• [Data section]:
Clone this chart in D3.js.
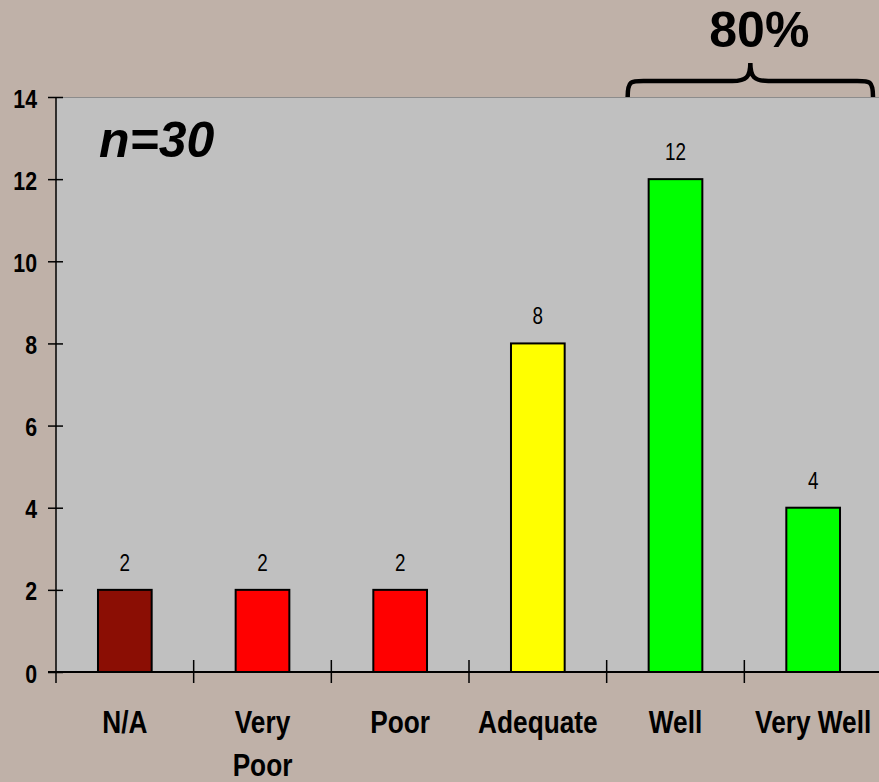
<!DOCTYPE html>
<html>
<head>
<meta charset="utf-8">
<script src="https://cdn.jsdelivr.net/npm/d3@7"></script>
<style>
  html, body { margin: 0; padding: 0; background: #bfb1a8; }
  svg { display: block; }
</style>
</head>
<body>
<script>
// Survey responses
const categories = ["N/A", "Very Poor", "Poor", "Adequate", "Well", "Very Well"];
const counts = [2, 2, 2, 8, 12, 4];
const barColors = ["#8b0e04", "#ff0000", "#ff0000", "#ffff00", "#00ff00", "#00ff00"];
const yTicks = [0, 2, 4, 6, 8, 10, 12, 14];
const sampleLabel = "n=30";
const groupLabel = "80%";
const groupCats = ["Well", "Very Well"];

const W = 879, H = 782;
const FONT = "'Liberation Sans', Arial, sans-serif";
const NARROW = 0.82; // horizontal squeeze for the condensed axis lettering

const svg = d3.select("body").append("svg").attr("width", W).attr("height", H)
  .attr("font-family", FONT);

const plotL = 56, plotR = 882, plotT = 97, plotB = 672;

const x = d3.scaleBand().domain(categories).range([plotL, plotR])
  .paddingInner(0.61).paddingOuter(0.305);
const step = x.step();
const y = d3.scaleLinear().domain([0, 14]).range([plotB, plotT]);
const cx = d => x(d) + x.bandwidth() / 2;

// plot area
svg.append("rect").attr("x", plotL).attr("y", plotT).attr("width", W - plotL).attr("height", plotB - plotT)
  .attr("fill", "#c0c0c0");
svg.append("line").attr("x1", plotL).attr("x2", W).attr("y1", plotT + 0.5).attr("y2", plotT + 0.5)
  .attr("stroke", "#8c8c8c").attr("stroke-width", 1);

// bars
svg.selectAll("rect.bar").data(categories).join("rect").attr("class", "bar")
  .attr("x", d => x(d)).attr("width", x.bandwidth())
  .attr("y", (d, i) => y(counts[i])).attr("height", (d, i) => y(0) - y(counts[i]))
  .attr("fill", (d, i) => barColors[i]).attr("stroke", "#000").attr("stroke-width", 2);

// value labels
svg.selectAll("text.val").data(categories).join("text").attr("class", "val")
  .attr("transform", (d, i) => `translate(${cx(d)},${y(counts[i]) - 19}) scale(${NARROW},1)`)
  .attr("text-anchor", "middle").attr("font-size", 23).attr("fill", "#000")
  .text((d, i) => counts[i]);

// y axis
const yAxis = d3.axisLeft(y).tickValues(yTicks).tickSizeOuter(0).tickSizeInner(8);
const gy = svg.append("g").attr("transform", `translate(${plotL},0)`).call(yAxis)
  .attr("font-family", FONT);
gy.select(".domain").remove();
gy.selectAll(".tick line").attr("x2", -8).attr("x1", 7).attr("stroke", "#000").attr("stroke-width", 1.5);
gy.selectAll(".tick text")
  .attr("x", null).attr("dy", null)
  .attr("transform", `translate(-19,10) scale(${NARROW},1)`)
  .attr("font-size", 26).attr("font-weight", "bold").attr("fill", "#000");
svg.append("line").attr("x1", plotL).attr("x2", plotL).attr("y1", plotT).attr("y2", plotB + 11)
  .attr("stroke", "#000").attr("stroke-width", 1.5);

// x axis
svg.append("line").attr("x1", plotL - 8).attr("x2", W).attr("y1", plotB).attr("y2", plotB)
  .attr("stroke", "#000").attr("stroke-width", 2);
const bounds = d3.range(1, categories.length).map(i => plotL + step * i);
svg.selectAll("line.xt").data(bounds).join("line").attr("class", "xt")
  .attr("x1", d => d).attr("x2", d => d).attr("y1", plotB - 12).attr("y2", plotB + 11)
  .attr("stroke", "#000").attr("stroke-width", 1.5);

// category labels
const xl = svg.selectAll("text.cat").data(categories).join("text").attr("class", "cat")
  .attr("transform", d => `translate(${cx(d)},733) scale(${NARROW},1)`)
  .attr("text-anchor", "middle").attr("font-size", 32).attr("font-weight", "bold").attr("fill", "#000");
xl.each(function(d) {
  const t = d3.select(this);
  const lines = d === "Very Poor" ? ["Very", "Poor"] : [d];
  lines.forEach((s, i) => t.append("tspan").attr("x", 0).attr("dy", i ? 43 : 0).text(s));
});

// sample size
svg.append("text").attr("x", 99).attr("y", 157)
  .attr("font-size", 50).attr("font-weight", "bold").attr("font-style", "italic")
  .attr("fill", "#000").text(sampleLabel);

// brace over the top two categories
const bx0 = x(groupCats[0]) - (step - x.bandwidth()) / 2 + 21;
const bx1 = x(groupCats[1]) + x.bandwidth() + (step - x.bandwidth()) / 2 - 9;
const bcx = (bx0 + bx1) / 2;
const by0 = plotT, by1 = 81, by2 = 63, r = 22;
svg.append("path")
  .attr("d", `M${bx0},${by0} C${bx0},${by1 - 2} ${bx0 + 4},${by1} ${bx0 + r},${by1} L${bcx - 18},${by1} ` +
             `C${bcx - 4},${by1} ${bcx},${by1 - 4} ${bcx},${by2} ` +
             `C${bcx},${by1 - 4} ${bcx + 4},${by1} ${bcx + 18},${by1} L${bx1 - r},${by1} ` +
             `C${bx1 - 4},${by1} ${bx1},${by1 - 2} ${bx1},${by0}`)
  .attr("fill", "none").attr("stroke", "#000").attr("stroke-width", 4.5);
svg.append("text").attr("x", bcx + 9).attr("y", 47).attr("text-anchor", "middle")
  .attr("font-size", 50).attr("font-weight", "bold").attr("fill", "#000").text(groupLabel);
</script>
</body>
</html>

• [Aim of the exercise]: Repeat the listing above up to and including the line with "const cx = d => x(d) + x.bandwidth() / 2;", starting from its first line. Drop any pictures.

• [Written solution]:
Clone this chart in D3.js.
<!DOCTYPE html>
<html>
<head>
<meta charset="utf-8">
<script src="https://cdn.jsdelivr.net/npm/d3@7"></script>
<style>
  html, body { margin: 0; padding: 0; background: #bfb1a8; }
  svg { display: block; }
</style>
</head>
<body>
<script>
// Survey responses
const categories = ["N/A", "Very Poor", "Poor", "Adequate", "Well", "Very Well"];
const counts = [2, 2, 2, 8, 12, 4];
const barColors = ["#8b0e04", "#ff0000", "#ff0000", "#ffff00", "#00ff00", "#00ff00"];
const yTicks = [0, 2, 4, 6, 8, 10, 12, 14];
const sampleLabel = "n=30";
const groupLabel = "80%";
const groupCats = ["Well", "Very Well"];

const W = 879, H = 782;
const FONT = "'Liberation Sans', Arial, sans-serif";
const NARROW = 0.82; // horizontal squeeze for the condensed axis lettering

const svg = d3.select("body").append("svg").attr("width", W).attr("height", H)
  .attr("font-family", FONT);

const plotL = 56, plotR = 882, plotT = 97, plotB = 672;

const x = d3.scaleBand().domain(categories).range([plotL, plotR])
  .paddingInner(0.61).paddingOuter(0.305);
const step = x.step();
const y = d3.scaleLinear().domain([0, 14]).range([plotB, plotT]);
const cx = d => x(d) + x.bandwidth() / 2;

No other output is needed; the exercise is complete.